此时的萧瑾欢像是想到了什么灾祸一般,勉强地撑在桌角,不敢相信地又问了一遍。
“小锦,你刚刚说什么?”
“殿下,那位许太医面上没什么异样,只是奴婢去查他家眷的时候,发掘他举家已然搬离了京城,太医院中也有不少的人听说过他近几日有曾说要辞职回乡。”
“奴婢觉得奇怪,就又暗地里拜托尚留在京中的肃清查了查,今日肃清传来消息,那许太医确实有些问题,往深了去查,许太医的家眷如今所居的住宅,是淑妃娘娘身边的宫女置办的。”
萧瑾欢整个人有些恍惚,她就觉得哪里有些不对。
小锦继续道:“说不定是殿下多想了,没准是淑妃娘娘感谢许太医治好了她的顽疾,赠与的宅院呢。”

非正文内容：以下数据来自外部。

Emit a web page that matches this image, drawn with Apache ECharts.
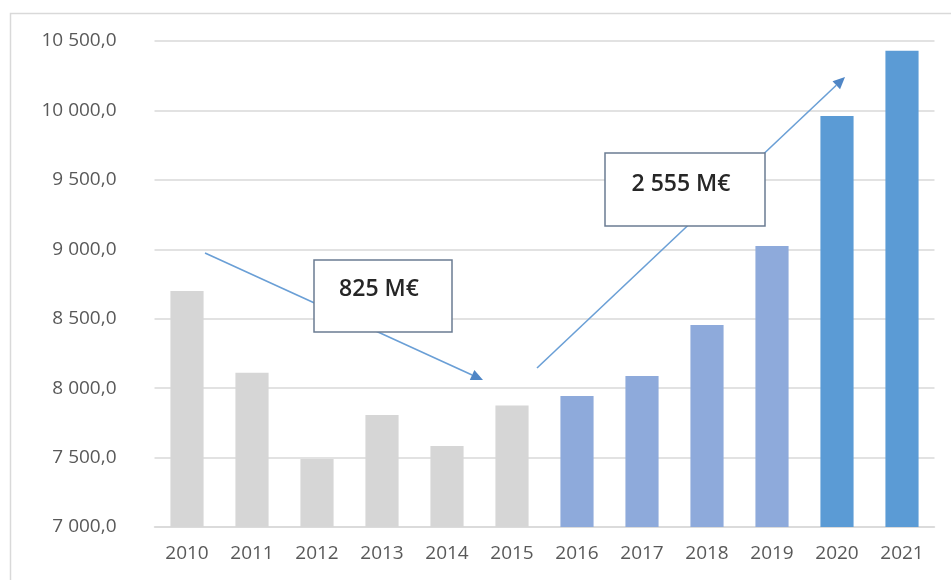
<!DOCTYPE html>
<html>
<head>
<meta charset="utf-8">
<script src="https://cdn.jsdelivr.net/npm/echarts@6/dist/echarts.min.js"></script>
<style>
html,body{margin:0;padding:0;background:#fff;}
#c{width:951px;height:580px;}
</style>
</head>
<body>
<div id="c"></div>
<script>
const years = ['2010','2011','2012','2013','2014','2015','2016','2017','2018','2019','2020','2021'];
const values = [8700, 8110, 7490, 7807, 7583, 7875, 7943, 8087, 8455, 9024, 9960, 10430];
const yTicks = [7000, 7500, 8000, 8500, 9000, 9500, 10000, 10500];
const annotations = ['825 M€', '2 555 M€'];

function fmt(v){
  const s = Math.round(v).toString().replace(/\B(?=(\d{3})+(?!\d))/g, ' ');
  return s + ',0';
}
function colorFor(i){
  if (i < 6) return '#d6d6d6';
  if (i < 10) return '#8eaadb';
  return '#5b9bd5';
}
function arrow(x1,y1,x2,y2){
  const ang = Math.atan2(y2-y1, x2-x1);
  const L = 12, W = 5.5;
  const bx = x2 - L*Math.cos(ang), by = y2 - L*Math.sin(ang);
  const px = -Math.sin(ang)*W, py = Math.cos(ang)*W;
  return [
    {type:'line', z:50, silent:true, shape:{x1:x1,y1:y1,x2:bx,y2:by},
     style:{stroke:'#6a9fd6', lineWidth:1.6}},
    {type:'polygon', z:50, silent:true, shape:{points:[[x2,y2],[bx+px,by+py],[bx-px,by-py]]},
     style:{fill:'#4f86c6'}}
  ];
}
const font = "'Open Sans', sans-serif";
const chart = echarts.init(document.getElementById('c'), null, {renderer:'canvas'});
chart.setOption({
  animation:false,
  backgroundColor:'#fff',
  grid:{left:154.5, right:16.5, top:41, bottom:53, containLabel:false},
  xAxis:{
    type:'category', data:years,
    axisLine:{show:true, lineStyle:{color:'#d9d9d9', width:1.5}},
    axisTick:{show:false},
    axisLabel:{color:'#595959', fontFamily:font, fontSize:19, margin:17}
  },
  yAxis:{
    type:'value', min:yTicks[0], max:yTicks[yTicks.length-1], interval:500,
    axisLine:{show:false}, axisTick:{show:false},
    splitLine:{lineStyle:{color:'#d9d9d9', width:1.5}},
    axisLabel:{color:'#595959', fontFamily:font, fontSize:19, margin:38, formatter:fmt}
  },
  series:[{
    type:'bar',
    barWidth:'51%',
    data: values.map((v,i)=>({value:v, itemStyle:{color:colorFor(i)}}))
  }],
  graphic:[
    {type:'rect', z:1, silent:true, shape:{x:10.5, y:13.5, width:960, height:600},
     style:{fill:'none', stroke:'#d9d9d9', lineWidth:1.5}},
    ...arrow(205, 253, 483, 380),
    ...arrow(537, 368, 845, 77),
    {type:'rect', z:100, shape:{x:314, y:260, width:138, height:72},
     style:{fill:'#fff', stroke:'#6b7c93', lineWidth:1.5}},
    {type:'text', z:101, x:379, y:289, style:{text:annotations[0], fill:'#262626',
      font:"600 23px 'Open Sans', sans-serif", align:'center', verticalAlign:'middle'}},
    {type:'rect', z:100, shape:{x:605, y:153, width:160, height:73},
     style:{fill:'#fff', stroke:'#6b7c93', lineWidth:1.5}},
    {type:'text', z:101, x:681, y:184, style:{text:annotations[1], fill:'#262626',
      font:"600 23px 'Open Sans', sans-serif", align:'center', verticalAlign:'middle'}}
  ]
});
</script>
</body>
</html>
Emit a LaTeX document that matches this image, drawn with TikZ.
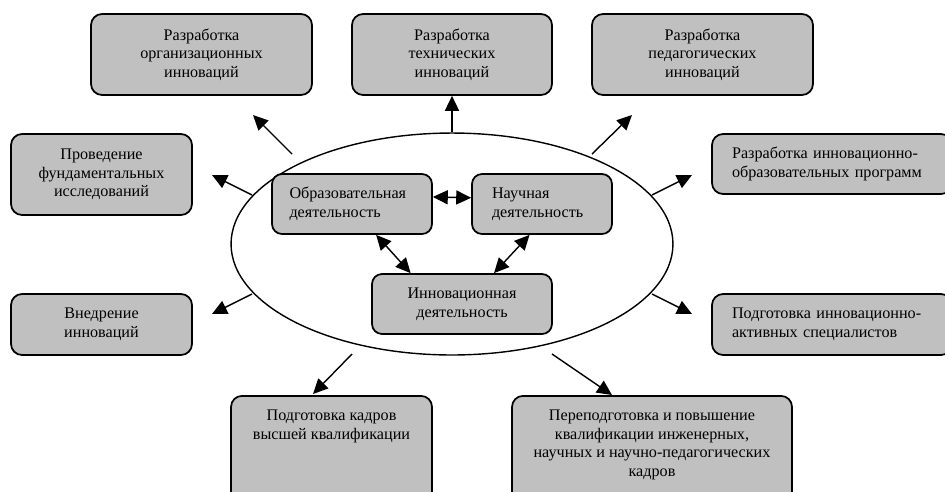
\documentclass[tikz,border=0pt]{standalone}
\usepackage{fontspec}
\setmainfont{Liberation Serif}
\usetikzlibrary{arrows.meta,shapes.geometric}
\definecolor{boxgray}{RGB}{192,192,192}

\begin{document}
\begin{tikzpicture}[x=0.02cm,y=-0.02cm,
    txt/.style={font=\fontsize{9.2}{10.6}\selectfont},
    box/.style={txt,draw,line width=1pt,fill=boxgray,rounded corners=0.22cm,
      minimum height=1.62cm,align=center,inner sep=0pt},
    inbox/.style={box,minimum height=1.2cm,rounded corners=0.2cm},
    lowbox/.style={box,anchor=north,inner ysep=0.28cm,text depth=2.2cm},
    tip/.style={Triangle[length=8.5pt,width=8pt]},
    arr/.style={line width=0.8pt,-{Triangle[length=8.5pt,width=8pt]}},
    darr/.style={line width=0.8pt,{Triangle[length=8.5pt,width=8pt]}-{Triangle[length=8.5pt,width=8pt]}}]
  \useasboundingbox (0,0) rectangle (945,491);

  % ellipse with the three activities
  \node[draw,ellipse,line width=0.8pt,minimum width=8.84cm,minimum height=4.44cm,inner sep=0pt] (ell) at (452,244) {};
  \node[inbox,minimum width=3.2cm,text width=2.5cm,align=left] (obr) at (352,204) {Образовательная деятельность};
  \node[inbox,minimum width=2.8cm,text width=2.0cm,align=left] (nauch) at (542,204) {Научная деятельность};
  \node[inbox,minimum width=3.6cm] (innov) at (462,304) {Инновационная\\деятельность};

  % outer boxes
  \node[box,minimum width=4.42cm] (org) at (201.5,54.5) {Разработка\\организационных\\инноваций};
  \node[box,minimum width=4.0cm] (tech) at (452,54.5) {Разработка\\технических\\инноваций};
  \node[box,minimum width=4.42cm] (ped) at (702.5,54.5) {Разработка\\педагогических\\инноваций};
  \node[box,minimum width=3.62cm] (fund) at (101.5,174.5) {Проведение\\фундаментальных\\исследований};
  \node[box,minimum width=4.8cm,minimum height=1.2cm,text width=4.0cm,align=left] (prog) at (832,164) {Разработка инновационно-\\образовательных программ};
  \node[box,minimum width=3.62cm,minimum height=1.22cm] (vnedr) at (101.5,324.5) {Внедрение\\инноваций};
  \node[box,minimum width=4.8cm,minimum height=1.22cm,text width=4.0cm,align=left] (spec) at (832,324.5) {Подготовка инновационно-\\активных специалистов};
  \node[lowbox,minimum width=4.02cm] (kadry) at (331.5,395) {Подготовка кадров\\высшей квалификации};
  \node[lowbox,minimum width=5.6cm] (perep) at (652,395) {Переподготовка и повышение\\квалификации инженерных,\\научных и научно-педагогических\\кадров};

  % free ends of the outer arrows
  \coordinate (ell-org) at (292,154);   \coordinate (tip-org) at (253,115);
  \coordinate (ell-ped) at (592,154);   \coordinate (tip-ped) at (632,115);
  \coordinate (ell-fund) at (252,195);  \coordinate (tip-fund) at (212,175);
  \coordinate (ell-prog) at (652,195);  \coordinate (tip-prog) at (692,175);
  \coordinate (ell-vnedr) at (252,294); \coordinate (tip-vnedr) at (212,314);
  \coordinate (ell-spec) at (652,294);  \coordinate (tip-spec) at (692,314);
  \coordinate (ell-kadry) at (352,354); \coordinate (tip-kadry) at (313,394);
  \coordinate (ell-perep) at (552,354); \coordinate (tip-perep) at (612,395);

  \draw[arr] (ell.north) -- (tech.south);
  \draw[arr] (ell-org) -- (tip-org);
  \draw[arr] (ell-ped) -- (tip-ped);
  \draw[arr] (ell-fund) -- (tip-fund);
  \draw[arr] (ell-prog) -- (tip-prog);
  \draw[arr] (ell-vnedr) -- (tip-vnedr);
  \draw[arr] (ell-spec) -- (tip-spec);
  \draw[arr] (ell-kadry) -- (tip-kadry);
  \draw[arr] (ell-perep) -- (tip-perep);

  % links inside the ellipse
  \draw[darr] (obr.5) -- (nauch.175);
  \draw[darr] (obr.-52) -- (innov.149);
  \draw[darr] (nauch.-112) -- (innov.44);
\end{tikzpicture}
\end{document}
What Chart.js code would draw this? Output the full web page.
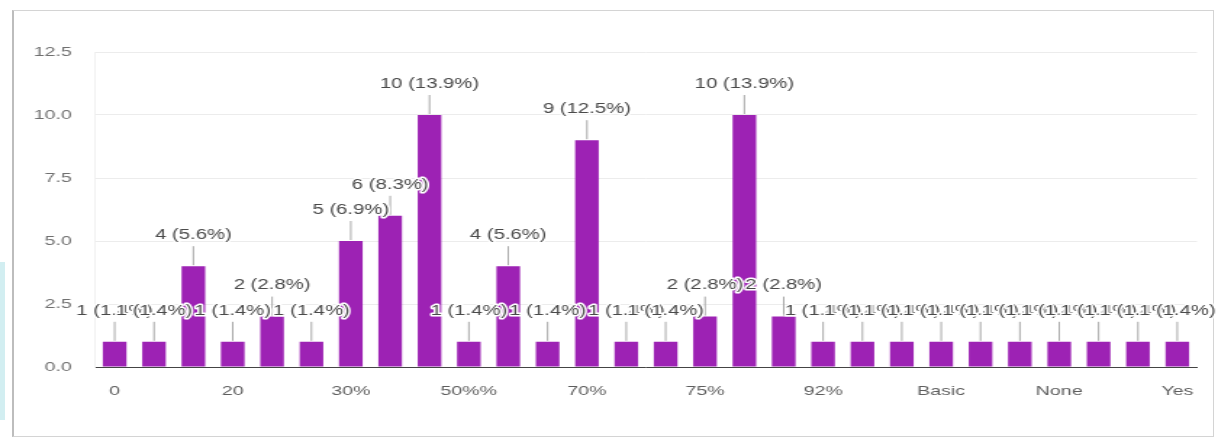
<!DOCTYPE html>
<html>
<head>
<meta charset="utf-8">
<script src="https://cdn.jsdelivr.net/npm/chart.js@4/dist/chart.umd.min.js"></script>
<style>
  html, body { margin:0; padding:0; background:#fff; }
  body { width:1218px; height:439px; position:relative; overflow:hidden; }
  .frame { position:absolute; left:12px; top:10px; width:1199px; height:425px;
    border:1px solid #d4d4d4; border-left:2px solid #bdbdbd; }
  .strip { position:absolute; left:0; top:262px; width:5px; height:158px; background:#d2eef1; }
  /* the reference is stretched sideways, so the chart is drawn narrow and scaled */
  #wrap { position:absolute; left:0; top:0; width:840px; height:439px;
    transform:scaleX(1.45); transform-origin:0 0; }
</style>
</head>
<body>
<div class="strip"></div>
<div class="frame"></div>
<div id="wrap"><canvas id="chart"></canvas></div>
<script>
// answers (only every third one is printed under the axis)
const categories = ['0','10','15%','20','20%','25%','30%','40%','50%','50%%','60%','65%','70%','70 %','72%',
  '75%','80%','90%','92%','95%','Average','Basic','Good','No','None','Not sure','Some','Yes'];
const counts = [1,1,4,1,2,1,5,6,10,1,4,1,9,1,1,2,10,2,1,1,1,1,1,1,1,1,1,1];
const pcts   = ['1.4','1.4','5.6','1.4','2.8','1.4','6.9','8.3','13.9','1.4','5.6','1.4','12.5','1.4','1.4',
  '2.8','13.9','2.8','1.4','1.4','1.4','1.4','1.4','1.4','1.4','1.4','1.4','1.4'];
const yTicks = [0, 2.5, 5, 7.5, 10, 12.5];

const FONT = '"Liberation Sans", Arial, sans-serif';
Chart.defaults.font.family = FONT;

// "n (p%)" over each bar with a thin leader line, white halo like Google charts
const barLabels = {
  id: 'barLabels',
  afterDatasetsDraw(chart) {
    const ctx = chart.ctx, meta = chart.getDatasetMeta(0);
    ctx.save();
    ctx.strokeStyle = '#a8a8a8'; ctx.lineWidth = 1;
    meta.data.forEach(b => {
      ctx.beginPath(); ctx.moveTo(b.x, b.y - 1); ctx.lineTo(b.x, b.y - 20); ctx.stroke();
    });
    ctx.font = '14px ' + FONT;
    ctx.textAlign = 'center'; ctx.textBaseline = 'middle'; ctx.lineJoin = 'round';
    meta.data.forEach((b, i) => {
      const txt = counts[i] + ' (' + pcts[i] + '%)', y = b.y - 31;
      ctx.lineWidth = 3; ctx.strokeStyle = '#fff'; ctx.strokeText(txt, b.x, y);
      ctx.fillStyle = '#4a4a4a'; ctx.fillText(txt, b.x, y);
    });
    ctx.restore();
  }
};

new Chart(document.getElementById('chart'), {
  type: 'bar',
  data: { labels: categories, datasets: [{
    data: counts, backgroundColor: '#9d22b4', borderWidth: 0,
    barPercentage: 0.6, categoryPercentage: 1
  }]},
  options: {
    responsive: true, maintainAspectRatio: false, animation: false,
    layout: { padding: { top: 52, right: 14.5, left: 0, bottom: 0 } },
    plugins: { legend: { display: false }, tooltip: { enabled: false } },
    scales: {
      x: {
        grid: { display: false, drawTicks: false },
        border: { color: '#444', width: 1 },
        ticks: { autoSkip: false, maxRotation: 0, padding: 16, color: '#5e5e5e', font: { size: 13.5 },
          callback: (v, i) => i % 3 === 0 ? categories[i] : '' },
        afterFit: s => { s.height = 72; }
      },
      y: {
        min: 0, max: 12.5,
        afterBuildTicks: s => { s.ticks = yTicks.map(v => ({ value: v })); },
        grid: { color: '#ececec', drawTicks: false },
        border: { color: '#f0f0f0' },
        ticks: { padding: 16, color: '#707070', font: { size: 13.5 }, callback: v => v.toFixed(1) },
        afterFit: s => { s.width = 65.5; }
      }
    }
  },
  plugins: [barLabels]
});
</script>
</body>
</html>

萧瑾欢冷冷的笑了笑,“小锦,若是这么简单,为什么不置办京中的宅子。”
在宫中任职,却在别处置办宅院,且正当壮年的年纪,就想着辞官?怎么想怎么不对劲。
萧瑾欢深吸了口气,“小锦,你让肃清明日带王府的大夫进宫来,切记别让人发现。”
小锦见公主这般谨慎,心也跟着往上提了提,“那明日小锦便让肃清以公主想吃王府的酒酿丸子为由,将大夫带进来。”
萧瑾欢点头,摆手让她去办。
“对了,暂时也先别让阿珩知道。”
小锦颔首称是。
萧瑾欢仰了仰头,她总觉得母后的病不像表面上那么简单,想想母亲这些日子面色愈发蜡黄,显得人气色与以往相差巨大,怎么看也不像是体虚之兆。
揉了揉眉心,她总觉得这宫城之中,是要变天了。
“灵儿。”
“殿下?”
萧瑾欢看着灰蒙蒙的天,有几分害怕。
“你说,会不会有什么坏事发生啊?”
灵儿皱了皱眉,“殿下鸿福齐天,定然不会遭遇祸事。”
自嘲的笑笑,若真是如此,就好了。
打了两个冷颤,冷风吹的她有些头疼,有些想哭。
再挣开眼睛,萧瑾欢舒了舒心底的郁结,目光有些冷峻,扣在桌角的手不禁紧了紧。
“宋梦娥,你到底想要做什么!”
萧瑾欢第二日像没事人一般去了思学,近几日她来思学的频率实在是高,以至于萧琮一度怀疑自己的皇姐是不是受什么刺激了。